Ian, who is from West Tisbury, had been working every day, and admitted that occasionally he missed seeing certain events, "but it's not too bad."
Tyler Sowizral, 11, and his sister, Tory, 14, were working the side gate Saturday afternoon along with Jack McIsaac, 12, who lives in Washington D.C. off-season and West Tisbury in the summer.
"I like it, you get to see all different people," said Tory, who was taking tickets. She said that she was not missing the Fair because she could go enjoy herself before or after work.

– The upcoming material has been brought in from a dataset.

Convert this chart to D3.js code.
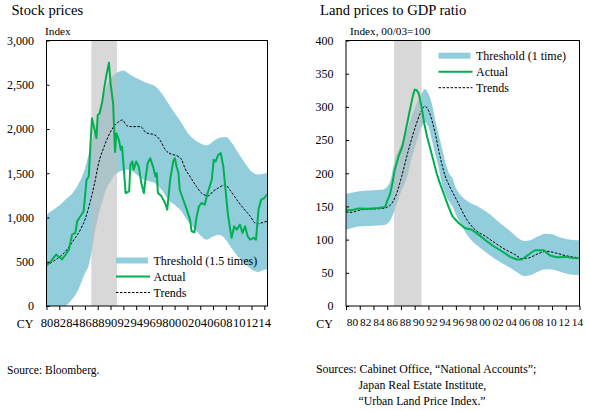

All agreed that it can get boring when there are no people coming through the gate, but they were all smiling nevertheless. "I can hold your drink," Samantha Bunker, 11, politely told one Ag Hall visitor. "If you come early you can get the stamping jobs, and that's the best one," she said. "Everybody wants that job." She is determined to arrive at work very early next year so she can have her choice of jobs.
After taking a moment to stop a mother and caution her that her young son must be careful not to hit anything with his plastic sword, Samantha admitted that she would prefer the stamping job.
"I like that better because I don't want people to think I'm too bossy," she said. "I don't like people to think I'm too bossy and mean."
She added that the stamping role is more exciting, with constant activity, although workers have to be vigilant to make sure no one sneaks in without paying.
This week Samantha and all the other fair kids go back to being regular kids, making the most of the last few days of summer. But, next August they'll be back, industrious and responsible, stamping hands, collecting trash, and protecting exhibits from dripping ice cream cones and unruly pets, doing their important part to make the Fair a success.